[Start of Given information]

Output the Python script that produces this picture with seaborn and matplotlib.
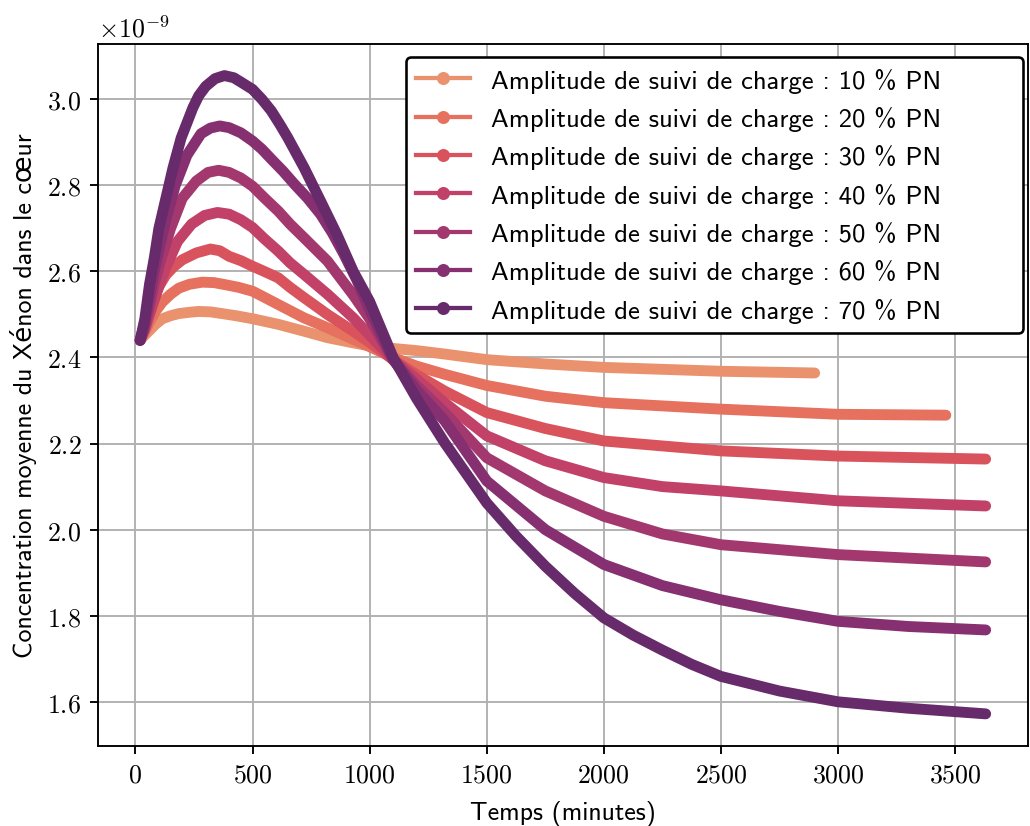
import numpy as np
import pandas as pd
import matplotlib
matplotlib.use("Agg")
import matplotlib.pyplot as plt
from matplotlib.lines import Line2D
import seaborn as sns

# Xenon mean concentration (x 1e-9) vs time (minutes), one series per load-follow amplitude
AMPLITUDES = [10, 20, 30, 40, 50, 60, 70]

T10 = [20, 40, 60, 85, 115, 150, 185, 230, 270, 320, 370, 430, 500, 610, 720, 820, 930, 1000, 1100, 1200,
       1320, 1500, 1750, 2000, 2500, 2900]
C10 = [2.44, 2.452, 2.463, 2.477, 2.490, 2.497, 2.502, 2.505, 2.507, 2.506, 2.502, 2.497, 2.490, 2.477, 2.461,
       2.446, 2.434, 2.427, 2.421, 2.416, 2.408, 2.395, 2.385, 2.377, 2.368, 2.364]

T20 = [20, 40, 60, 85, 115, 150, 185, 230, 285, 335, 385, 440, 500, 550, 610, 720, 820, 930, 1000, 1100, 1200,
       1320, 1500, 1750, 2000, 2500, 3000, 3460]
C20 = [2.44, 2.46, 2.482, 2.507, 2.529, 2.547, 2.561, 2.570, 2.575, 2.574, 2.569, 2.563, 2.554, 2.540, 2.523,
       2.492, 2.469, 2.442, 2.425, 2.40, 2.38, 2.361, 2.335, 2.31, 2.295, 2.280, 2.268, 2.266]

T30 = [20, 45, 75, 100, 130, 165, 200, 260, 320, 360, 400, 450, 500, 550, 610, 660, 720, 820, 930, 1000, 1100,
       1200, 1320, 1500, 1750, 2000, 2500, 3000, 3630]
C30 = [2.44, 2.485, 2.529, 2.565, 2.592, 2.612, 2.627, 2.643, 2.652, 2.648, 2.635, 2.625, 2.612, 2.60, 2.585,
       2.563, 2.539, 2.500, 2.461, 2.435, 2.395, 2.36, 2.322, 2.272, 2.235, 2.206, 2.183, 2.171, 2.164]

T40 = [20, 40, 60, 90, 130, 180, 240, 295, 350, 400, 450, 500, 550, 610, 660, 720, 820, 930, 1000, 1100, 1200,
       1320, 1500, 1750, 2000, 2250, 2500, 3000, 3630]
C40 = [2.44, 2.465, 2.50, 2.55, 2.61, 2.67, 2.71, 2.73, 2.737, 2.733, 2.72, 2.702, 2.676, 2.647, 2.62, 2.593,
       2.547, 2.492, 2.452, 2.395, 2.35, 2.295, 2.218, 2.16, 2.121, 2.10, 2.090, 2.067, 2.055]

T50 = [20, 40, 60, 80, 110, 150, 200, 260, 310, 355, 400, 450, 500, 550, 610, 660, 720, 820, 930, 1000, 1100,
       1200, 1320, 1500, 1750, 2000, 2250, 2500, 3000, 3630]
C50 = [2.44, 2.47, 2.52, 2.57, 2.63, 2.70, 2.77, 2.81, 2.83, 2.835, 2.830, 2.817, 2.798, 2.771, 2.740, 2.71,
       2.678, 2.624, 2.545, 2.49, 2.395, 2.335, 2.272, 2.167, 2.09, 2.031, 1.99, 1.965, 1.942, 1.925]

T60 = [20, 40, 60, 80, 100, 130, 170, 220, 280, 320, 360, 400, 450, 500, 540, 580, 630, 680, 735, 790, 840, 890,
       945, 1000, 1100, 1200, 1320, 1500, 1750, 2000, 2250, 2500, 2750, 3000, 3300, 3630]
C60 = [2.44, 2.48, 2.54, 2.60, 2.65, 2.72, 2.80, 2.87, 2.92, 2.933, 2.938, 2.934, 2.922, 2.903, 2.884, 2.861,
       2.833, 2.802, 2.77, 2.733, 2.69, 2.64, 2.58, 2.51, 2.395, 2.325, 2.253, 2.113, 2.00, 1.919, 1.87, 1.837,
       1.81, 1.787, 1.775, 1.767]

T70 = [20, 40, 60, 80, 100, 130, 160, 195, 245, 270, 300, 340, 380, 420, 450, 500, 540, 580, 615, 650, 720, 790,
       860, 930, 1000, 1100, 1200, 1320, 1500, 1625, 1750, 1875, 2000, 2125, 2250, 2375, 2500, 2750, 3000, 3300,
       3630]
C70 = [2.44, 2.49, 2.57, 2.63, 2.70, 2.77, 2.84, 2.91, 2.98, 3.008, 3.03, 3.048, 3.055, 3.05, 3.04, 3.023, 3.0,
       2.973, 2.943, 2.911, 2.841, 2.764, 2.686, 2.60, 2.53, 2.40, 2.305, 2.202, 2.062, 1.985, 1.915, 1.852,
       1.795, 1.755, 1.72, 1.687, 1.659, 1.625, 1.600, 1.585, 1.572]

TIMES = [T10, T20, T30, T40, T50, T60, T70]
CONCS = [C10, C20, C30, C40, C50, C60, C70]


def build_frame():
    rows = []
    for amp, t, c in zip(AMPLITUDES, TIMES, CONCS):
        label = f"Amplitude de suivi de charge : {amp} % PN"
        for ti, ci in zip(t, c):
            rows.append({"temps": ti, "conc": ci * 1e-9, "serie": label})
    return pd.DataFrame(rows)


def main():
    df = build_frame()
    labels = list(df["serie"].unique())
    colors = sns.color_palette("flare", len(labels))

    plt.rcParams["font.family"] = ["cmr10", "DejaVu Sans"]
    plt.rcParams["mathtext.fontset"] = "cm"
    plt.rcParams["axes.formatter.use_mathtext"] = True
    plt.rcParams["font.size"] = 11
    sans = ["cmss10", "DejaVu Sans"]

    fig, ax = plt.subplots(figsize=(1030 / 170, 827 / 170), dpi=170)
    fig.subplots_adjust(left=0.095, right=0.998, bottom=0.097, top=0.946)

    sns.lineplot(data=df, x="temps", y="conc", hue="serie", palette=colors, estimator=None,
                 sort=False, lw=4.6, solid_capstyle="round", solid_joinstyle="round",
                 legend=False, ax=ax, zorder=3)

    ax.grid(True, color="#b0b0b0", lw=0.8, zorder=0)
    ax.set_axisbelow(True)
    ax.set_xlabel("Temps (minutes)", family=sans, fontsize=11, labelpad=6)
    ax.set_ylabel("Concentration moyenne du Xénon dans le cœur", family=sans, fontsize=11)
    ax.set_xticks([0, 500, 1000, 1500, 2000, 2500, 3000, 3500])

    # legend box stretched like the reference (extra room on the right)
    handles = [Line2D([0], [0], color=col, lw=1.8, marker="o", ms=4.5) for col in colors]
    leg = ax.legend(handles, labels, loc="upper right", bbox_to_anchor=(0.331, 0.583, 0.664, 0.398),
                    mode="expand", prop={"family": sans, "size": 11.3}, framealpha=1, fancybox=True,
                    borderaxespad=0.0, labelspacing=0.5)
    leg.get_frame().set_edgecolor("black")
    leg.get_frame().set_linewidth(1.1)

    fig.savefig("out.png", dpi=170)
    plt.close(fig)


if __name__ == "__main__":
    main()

[End of Given information]

- _The task_
Using the material above, return every line exactly as it appears, minus the pictures.

- _Answer to the exercise_
Output the Python script that produces this picture with seaborn and matplotlib.
import numpy as np
import pandas as pd
import matplotlib
matplotlib.use("Agg")
import matplotlib.pyplot as plt
from matplotlib.lines import Line2D
import seaborn as sns

# Xenon mean concentration (x 1e-9) vs time (minutes), one series per load-follow amplitude
AMPLITUDES = [10, 20, 30, 40, 50, 60, 70]

T10 = [20, 40, 60, 85, 115, 150, 185, 230, 270, 320, 370, 430, 500, 610, 720, 820, 930, 1000, 1100, 1200,
       1320, 1500, 1750, 2000, 2500, 2900]
C10 = [2.44, 2.452, 2.463, 2.477, 2.490, 2.497, 2.502, 2.505, 2.507, 2.506, 2.502, 2.497, 2.490, 2.477, 2.461,
       2.446, 2.434, 2.427, 2.421, 2.416, 2.408, 2.395, 2.385, 2.377, 2.368, 2.364]

T20 = [20, 40, 60, 85, 115, 150, 185, 230, 285, 335, 385, 440, 500, 550, 610, 720, 820, 930, 1000, 1100, 1200,
       1320, 1500, 1750, 2000, 2500, 3000, 3460]
C20 = [2.44, 2.46, 2.482, 2.507, 2.529, 2.547, 2.561, 2.570, 2.575, 2.574, 2.569, 2.563, 2.554, 2.540, 2.523,
       2.492, 2.469, 2.442, 2.425, 2.40, 2.38, 2.361, 2.335, 2.31, 2.295, 2.280, 2.268, 2.266]

T30 = [20, 45, 75, 100, 130, 165, 200, 260, 320, 360, 400, 450, 500, 550, 610, 660, 720, 820, 930, 1000, 1100,
       1200, 1320, 1500, 1750, 2000, 2500, 3000, 3630]
C30 = [2.44, 2.485, 2.529, 2.565, 2.592, 2.612, 2.627, 2.643, 2.652, 2.648, 2.635, 2.625, 2.612, 2.60, 2.585,
       2.563, 2.539, 2.500, 2.461, 2.435, 2.395, 2.36, 2.322, 2.272, 2.235, 2.206, 2.183, 2.171, 2.164]

T40 = [20, 40, 60, 90, 130, 180, 240, 295, 350, 400, 450, 500, 550, 610, 660, 720, 820, 930, 1000, 1100, 1200,
       1320, 1500, 1750, 2000, 2250, 2500, 3000, 3630]
C40 = [2.44, 2.465, 2.50, 2.55, 2.61, 2.67, 2.71, 2.73, 2.737, 2.733, 2.72, 2.702, 2.676, 2.647, 2.62, 2.593,
       2.547, 2.492, 2.452, 2.395, 2.35, 2.295, 2.218, 2.16, 2.121, 2.10, 2.090, 2.067, 2.055]

T50 = [20, 40, 60, 80, 110, 150, 200, 260, 310, 355, 400, 450, 500, 550, 610, 660, 720, 820, 930, 1000, 1100,
       1200, 1320, 1500, 1750, 2000, 2250, 2500, 3000, 3630]
C50 = [2.44, 2.47, 2.52, 2.57, 2.63, 2.70, 2.77, 2.81, 2.83, 2.835, 2.830, 2.817, 2.798, 2.771, 2.740, 2.71,
       2.678, 2.624, 2.545, 2.49, 2.395, 2.335, 2.272, 2.167, 2.09, 2.031, 1.99, 1.965, 1.942, 1.925]

T60 = [20, 40, 60, 80, 100, 130, 170, 220, 280, 320, 360, 400, 450, 500, 540, 580, 630, 680, 735, 790, 840, 890,
       945, 1000, 1100, 1200, 1320, 1500, 1750, 2000, 2250, 2500, 2750, 3000, 3300, 3630]
C60 = [2.44, 2.48, 2.54, 2.60, 2.65, 2.72, 2.80, 2.87, 2.92, 2.933, 2.938, 2.934, 2.922, 2.903, 2.884, 2.861,
       2.833, 2.802, 2.77, 2.733, 2.69, 2.64, 2.58, 2.51, 2.395, 2.325, 2.253, 2.113, 2.00, 1.919, 1.87, 1.837,
       1.81, 1.787, 1.775, 1.767]

T70 = [20, 40, 60, 80, 100, 130, 160, 195, 245, 270, 300, 340, 380, 420, 450, 500, 540, 580, 615, 650, 720, 790,
       860, 930, 1000, 1100, 1200, 1320, 1500, 1625, 1750, 1875, 2000, 2125, 2250, 2375, 2500, 2750, 3000, 3300,
       3630]
C70 = [2.44, 2.49, 2.57, 2.63, 2.70, 2.77, 2.84, 2.91, 2.98, 3.008, 3.03, 3.048, 3.055, 3.05, 3.04, 3.023, 3.0,
       2.973, 2.943, 2.911, 2.841, 2.764, 2.686, 2.60, 2.53, 2.40, 2.305, 2.202, 2.062, 1.985, 1.915, 1.852,
       1.795, 1.755, 1.72, 1.687, 1.659, 1.625, 1.600, 1.585, 1.572]

TIMES = [T10, T20, T30, T40, T50, T60, T70]
CONCS = [C10, C20, C30, C40, C50, C60, C70]


def build_frame():
    rows = []
    for amp, t, c in zip(AMPLITUDES, TIMES, CONCS):
        label = f"Amplitude de suivi de charge : {amp} % PN"
        for ti, ci in zip(t, c):
            rows.append({"temps": ti, "conc": ci * 1e-9, "serie": label})
    return pd.DataFrame(rows)


def main():
    df = build_frame()
    labels = list(df["serie"].unique())
    colors = sns.color_palette("flare", len(labels))

    plt.rcParams["font.family"] = ["cmr10", "DejaVu Sans"]
    plt.rcParams["mathtext.fontset"] = "cm"
    plt.rcParams["axes.formatter.use_mathtext"] = True
    plt.rcParams["font.size"] = 11
    sans = ["cmss10", "DejaVu Sans"]

    fig, ax = plt.subplots(figsize=(1030 / 170, 827 / 170), dpi=170)
    fig.subplots_adjust(left=0.095, right=0.998, bottom=0.097, top=0.946)

    sns.lineplot(data=df, x="temps", y="conc", hue="serie", palette=colors, estimator=None,
                 sort=False, lw=4.6, solid_capstyle="round", solid_joinstyle="round",
                 legend=False, ax=ax, zorder=3)

    ax.grid(True, color="#b0b0b0", lw=0.8, zorder=0)
    ax.set_axisbelow(True)
    ax.set_xlabel("Temps (minutes)", family=sans, fontsize=11, labelpad=6)
    ax.set_ylabel("Concentration moyenne du Xénon dans le cœur", family=sans, fontsize=11)
    ax.set_xticks([0, 500, 1000, 1500, 2000, 2500, 3000, 3500])

    # legend box stretched like the reference (extra room on the right)
    handles = [Line2D([0], [0], color=col, lw=1.8, marker="o", ms=4.5) for col in colors]
    leg = ax.legend(handles, labels, loc="upper right", bbox_to_anchor=(0.331, 0.583, 0.664, 0.398),
                    mode="expand", prop={"family": sans, "size": 11.3}, framealpha=1, fancybox=True,
                    borderaxespad=0.0, labelspacing=0.5)
    leg.get_frame().set_edgecolor("black")
    leg.get_frame().set_linewidth(1.1)

    fig.savefig("out.png", dpi=170)
    plt.close(fig)


if __name__ == "__main__":
    main()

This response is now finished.